**YOUR TASK**. Do not repeat pictures. Repeat exactly the lines of the listing below from its first line through the line with "const biomZ013_50_90_err = [3.9, 2.9, 0.5, 0.7, 0.5];".

**DATASET EXCERPT**.

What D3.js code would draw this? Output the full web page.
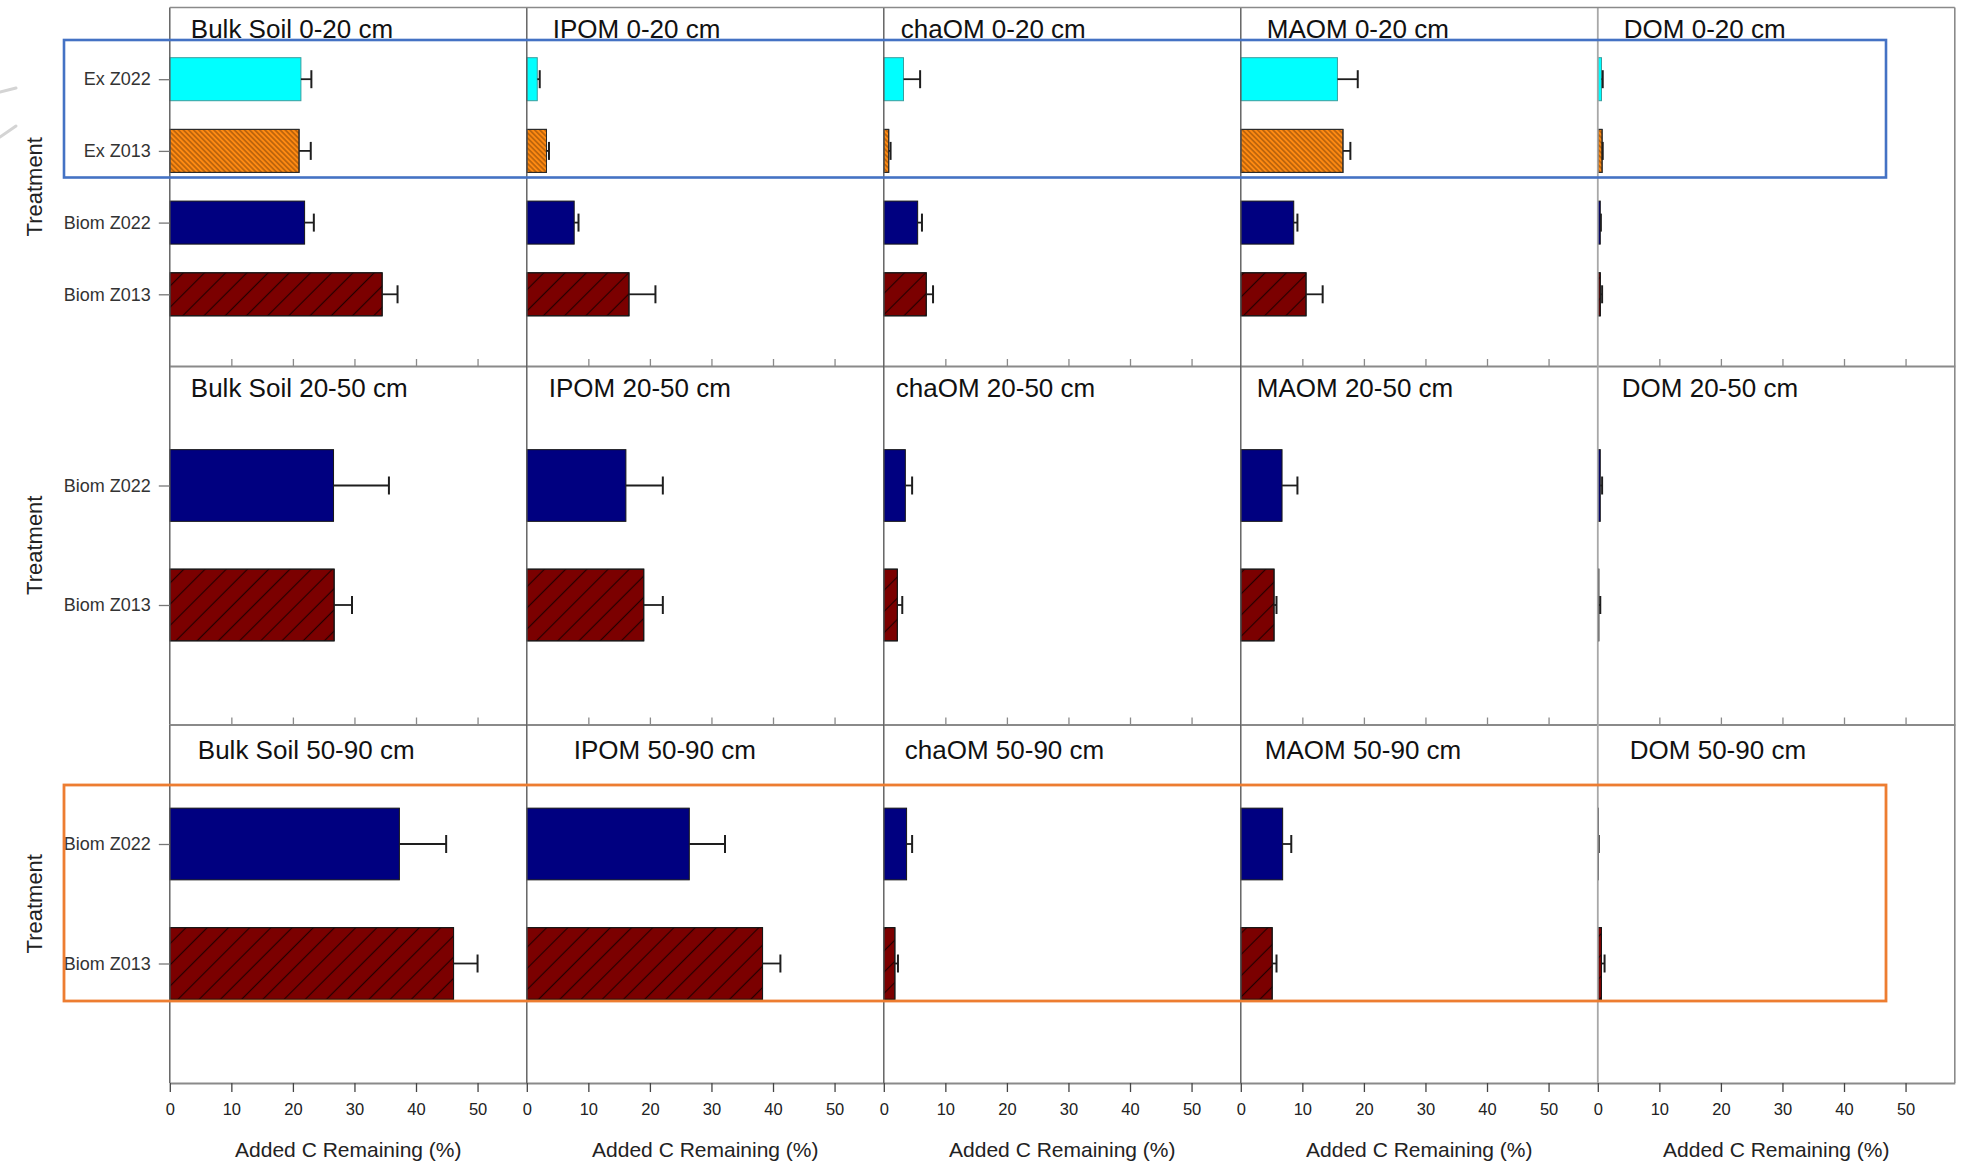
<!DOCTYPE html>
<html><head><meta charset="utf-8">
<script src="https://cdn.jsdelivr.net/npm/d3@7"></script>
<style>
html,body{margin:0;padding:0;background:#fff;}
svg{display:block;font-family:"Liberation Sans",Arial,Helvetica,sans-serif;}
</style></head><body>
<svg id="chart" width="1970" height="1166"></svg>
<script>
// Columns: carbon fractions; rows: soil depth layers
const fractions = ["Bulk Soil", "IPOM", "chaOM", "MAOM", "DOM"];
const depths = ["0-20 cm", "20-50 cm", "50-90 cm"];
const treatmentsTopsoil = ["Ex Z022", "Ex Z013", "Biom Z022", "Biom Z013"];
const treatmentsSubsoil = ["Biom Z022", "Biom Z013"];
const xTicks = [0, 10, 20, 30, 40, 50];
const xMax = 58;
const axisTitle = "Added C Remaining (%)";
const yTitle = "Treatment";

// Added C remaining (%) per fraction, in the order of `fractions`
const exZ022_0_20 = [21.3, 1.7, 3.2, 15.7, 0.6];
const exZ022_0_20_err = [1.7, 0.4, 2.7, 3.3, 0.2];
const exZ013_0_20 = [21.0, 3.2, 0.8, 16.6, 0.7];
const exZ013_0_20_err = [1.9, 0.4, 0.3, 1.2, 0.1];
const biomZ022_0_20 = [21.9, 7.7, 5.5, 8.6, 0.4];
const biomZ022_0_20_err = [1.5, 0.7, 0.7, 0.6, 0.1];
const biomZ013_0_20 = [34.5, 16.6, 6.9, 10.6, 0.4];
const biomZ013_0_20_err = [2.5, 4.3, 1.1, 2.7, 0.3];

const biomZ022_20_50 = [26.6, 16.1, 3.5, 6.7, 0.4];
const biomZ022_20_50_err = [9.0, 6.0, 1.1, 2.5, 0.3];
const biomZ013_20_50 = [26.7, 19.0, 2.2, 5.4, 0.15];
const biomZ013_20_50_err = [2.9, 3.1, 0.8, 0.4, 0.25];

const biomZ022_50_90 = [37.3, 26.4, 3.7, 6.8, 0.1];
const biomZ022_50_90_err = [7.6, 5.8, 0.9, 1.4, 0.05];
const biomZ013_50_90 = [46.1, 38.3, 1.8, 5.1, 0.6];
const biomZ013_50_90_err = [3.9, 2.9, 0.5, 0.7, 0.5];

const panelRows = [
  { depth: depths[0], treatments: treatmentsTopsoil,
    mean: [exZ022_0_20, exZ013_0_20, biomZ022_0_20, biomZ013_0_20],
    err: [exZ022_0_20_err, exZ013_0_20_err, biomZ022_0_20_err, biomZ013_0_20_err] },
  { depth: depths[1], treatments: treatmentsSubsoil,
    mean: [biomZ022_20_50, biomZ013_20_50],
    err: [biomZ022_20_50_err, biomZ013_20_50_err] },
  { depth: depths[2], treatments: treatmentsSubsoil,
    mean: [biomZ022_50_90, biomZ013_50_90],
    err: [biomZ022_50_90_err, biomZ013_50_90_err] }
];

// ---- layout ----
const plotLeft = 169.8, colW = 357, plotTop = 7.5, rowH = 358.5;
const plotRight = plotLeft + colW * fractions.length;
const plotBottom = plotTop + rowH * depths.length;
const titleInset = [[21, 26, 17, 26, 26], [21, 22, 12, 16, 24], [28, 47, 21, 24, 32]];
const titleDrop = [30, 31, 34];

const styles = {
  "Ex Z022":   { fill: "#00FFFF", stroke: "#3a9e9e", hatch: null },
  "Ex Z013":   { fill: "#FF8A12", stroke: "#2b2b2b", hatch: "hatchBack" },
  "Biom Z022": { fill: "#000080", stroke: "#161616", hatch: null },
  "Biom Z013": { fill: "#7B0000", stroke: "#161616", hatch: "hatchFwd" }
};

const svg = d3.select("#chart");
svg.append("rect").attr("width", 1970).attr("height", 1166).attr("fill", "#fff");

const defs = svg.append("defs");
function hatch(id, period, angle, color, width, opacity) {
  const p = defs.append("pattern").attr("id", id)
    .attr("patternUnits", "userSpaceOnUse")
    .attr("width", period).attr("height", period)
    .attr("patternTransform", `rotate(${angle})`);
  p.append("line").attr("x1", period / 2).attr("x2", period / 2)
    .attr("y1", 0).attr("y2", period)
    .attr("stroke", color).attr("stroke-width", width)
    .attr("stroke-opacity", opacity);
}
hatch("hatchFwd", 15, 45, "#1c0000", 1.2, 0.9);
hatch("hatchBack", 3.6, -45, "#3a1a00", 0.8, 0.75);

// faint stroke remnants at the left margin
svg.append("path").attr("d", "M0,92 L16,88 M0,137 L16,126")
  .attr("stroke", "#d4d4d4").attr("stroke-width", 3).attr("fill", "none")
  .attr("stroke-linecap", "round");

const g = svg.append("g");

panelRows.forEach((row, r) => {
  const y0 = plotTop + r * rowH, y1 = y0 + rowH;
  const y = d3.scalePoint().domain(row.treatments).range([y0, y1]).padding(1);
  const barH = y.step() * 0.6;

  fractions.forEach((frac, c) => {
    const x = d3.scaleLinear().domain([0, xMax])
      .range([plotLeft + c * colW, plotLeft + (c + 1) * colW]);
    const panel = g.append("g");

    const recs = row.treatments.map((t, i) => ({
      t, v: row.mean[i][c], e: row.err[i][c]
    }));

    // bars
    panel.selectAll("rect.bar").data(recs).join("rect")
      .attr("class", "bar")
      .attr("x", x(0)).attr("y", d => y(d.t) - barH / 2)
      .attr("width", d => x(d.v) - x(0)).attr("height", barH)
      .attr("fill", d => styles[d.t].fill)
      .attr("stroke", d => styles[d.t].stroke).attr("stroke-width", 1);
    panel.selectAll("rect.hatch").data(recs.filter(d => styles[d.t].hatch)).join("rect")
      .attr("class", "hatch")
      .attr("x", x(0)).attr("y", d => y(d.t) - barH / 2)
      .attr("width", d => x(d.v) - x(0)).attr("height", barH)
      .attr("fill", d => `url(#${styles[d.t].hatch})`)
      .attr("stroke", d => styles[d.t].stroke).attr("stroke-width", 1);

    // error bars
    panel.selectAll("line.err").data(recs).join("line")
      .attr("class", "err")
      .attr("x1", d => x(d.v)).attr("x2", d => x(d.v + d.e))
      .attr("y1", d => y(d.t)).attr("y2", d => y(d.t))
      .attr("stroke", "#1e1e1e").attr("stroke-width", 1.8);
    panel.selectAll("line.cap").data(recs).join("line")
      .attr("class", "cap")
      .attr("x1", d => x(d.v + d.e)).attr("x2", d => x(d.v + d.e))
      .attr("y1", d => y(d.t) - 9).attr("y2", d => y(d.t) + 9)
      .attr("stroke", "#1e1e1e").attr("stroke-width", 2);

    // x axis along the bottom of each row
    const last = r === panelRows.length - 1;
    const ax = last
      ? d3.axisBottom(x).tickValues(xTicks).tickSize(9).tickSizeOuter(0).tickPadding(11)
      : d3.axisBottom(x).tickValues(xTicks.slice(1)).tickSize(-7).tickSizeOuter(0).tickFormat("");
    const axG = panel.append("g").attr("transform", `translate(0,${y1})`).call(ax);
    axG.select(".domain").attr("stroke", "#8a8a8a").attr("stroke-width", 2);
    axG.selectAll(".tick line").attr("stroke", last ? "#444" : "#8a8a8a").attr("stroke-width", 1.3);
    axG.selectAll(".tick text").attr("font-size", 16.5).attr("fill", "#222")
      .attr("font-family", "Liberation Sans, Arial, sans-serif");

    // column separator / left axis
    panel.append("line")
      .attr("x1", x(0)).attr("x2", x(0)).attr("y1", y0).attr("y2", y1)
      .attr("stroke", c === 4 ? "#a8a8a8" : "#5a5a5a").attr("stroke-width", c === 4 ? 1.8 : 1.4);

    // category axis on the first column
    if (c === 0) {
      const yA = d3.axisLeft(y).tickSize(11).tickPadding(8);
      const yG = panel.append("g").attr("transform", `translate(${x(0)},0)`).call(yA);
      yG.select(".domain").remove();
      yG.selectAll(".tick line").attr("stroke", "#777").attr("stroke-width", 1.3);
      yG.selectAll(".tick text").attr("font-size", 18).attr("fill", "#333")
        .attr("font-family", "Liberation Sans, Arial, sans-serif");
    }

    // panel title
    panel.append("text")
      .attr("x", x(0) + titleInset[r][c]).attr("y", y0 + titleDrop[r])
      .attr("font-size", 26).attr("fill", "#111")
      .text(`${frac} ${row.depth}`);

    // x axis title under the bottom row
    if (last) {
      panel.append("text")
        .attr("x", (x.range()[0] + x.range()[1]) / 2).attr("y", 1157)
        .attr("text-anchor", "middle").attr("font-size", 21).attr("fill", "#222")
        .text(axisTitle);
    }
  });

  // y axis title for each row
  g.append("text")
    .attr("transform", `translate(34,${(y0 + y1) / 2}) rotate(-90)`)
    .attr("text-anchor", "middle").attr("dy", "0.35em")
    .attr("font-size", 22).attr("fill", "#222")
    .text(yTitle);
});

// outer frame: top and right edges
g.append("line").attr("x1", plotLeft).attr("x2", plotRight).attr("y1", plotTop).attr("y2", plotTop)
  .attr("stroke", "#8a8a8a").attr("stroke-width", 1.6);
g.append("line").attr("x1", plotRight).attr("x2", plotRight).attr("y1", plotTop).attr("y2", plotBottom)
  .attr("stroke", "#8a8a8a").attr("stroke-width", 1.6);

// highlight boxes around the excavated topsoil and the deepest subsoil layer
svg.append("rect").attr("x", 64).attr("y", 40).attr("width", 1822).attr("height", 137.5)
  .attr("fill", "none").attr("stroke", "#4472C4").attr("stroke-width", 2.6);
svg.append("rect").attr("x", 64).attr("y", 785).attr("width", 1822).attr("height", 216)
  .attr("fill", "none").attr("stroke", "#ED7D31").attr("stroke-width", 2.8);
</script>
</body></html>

**REPLY**.
What D3.js code would draw this? Output the full web page.
<!DOCTYPE html>
<html><head><meta charset="utf-8">
<script src="https://cdn.jsdelivr.net/npm/d3@7"></script>
<style>
html,body{margin:0;padding:0;background:#fff;}
svg{display:block;font-family:"Liberation Sans",Arial,Helvetica,sans-serif;}
</style></head><body>
<svg id="chart" width="1970" height="1166"></svg>
<script>
// Columns: carbon fractions; rows: soil depth layers
const fractions = ["Bulk Soil", "IPOM", "chaOM", "MAOM", "DOM"];
const depths = ["0-20 cm", "20-50 cm", "50-90 cm"];
const treatmentsTopsoil = ["Ex Z022", "Ex Z013", "Biom Z022", "Biom Z013"];
const treatmentsSubsoil = ["Biom Z022", "Biom Z013"];
const xTicks = [0, 10, 20, 30, 40, 50];
const xMax = 58;
const axisTitle = "Added C Remaining (%)";
const yTitle = "Treatment";

// Added C remaining (%) per fraction, in the order of `fractions`
const exZ022_0_20 = [21.3, 1.7, 3.2, 15.7, 0.6];
const exZ022_0_20_err = [1.7, 0.4, 2.7, 3.3, 0.2];
const exZ013_0_20 = [21.0, 3.2, 0.8, 16.6, 0.7];
const exZ013_0_20_err = [1.9, 0.4, 0.3, 1.2, 0.1];
const biomZ022_0_20 = [21.9, 7.7, 5.5, 8.6, 0.4];
const biomZ022_0_20_err = [1.5, 0.7, 0.7, 0.6, 0.1];
const biomZ013_0_20 = [34.5, 16.6, 6.9, 10.6, 0.4];
const biomZ013_0_20_err = [2.5, 4.3, 1.1, 2.7, 0.3];

const biomZ022_20_50 = [26.6, 16.1, 3.5, 6.7, 0.4];
const biomZ022_20_50_err = [9.0, 6.0, 1.1, 2.5, 0.3];
const biomZ013_20_50 = [26.7, 19.0, 2.2, 5.4, 0.15];
const biomZ013_20_50_err = [2.9, 3.1, 0.8, 0.4, 0.25];

const biomZ022_50_90 = [37.3, 26.4, 3.7, 6.8, 0.1];
const biomZ022_50_90_err = [7.6, 5.8, 0.9, 1.4, 0.05];
const biomZ013_50_90 = [46.1, 38.3, 1.8, 5.1, 0.6];
const biomZ013_50_90_err = [3.9, 2.9, 0.5, 0.7, 0.5];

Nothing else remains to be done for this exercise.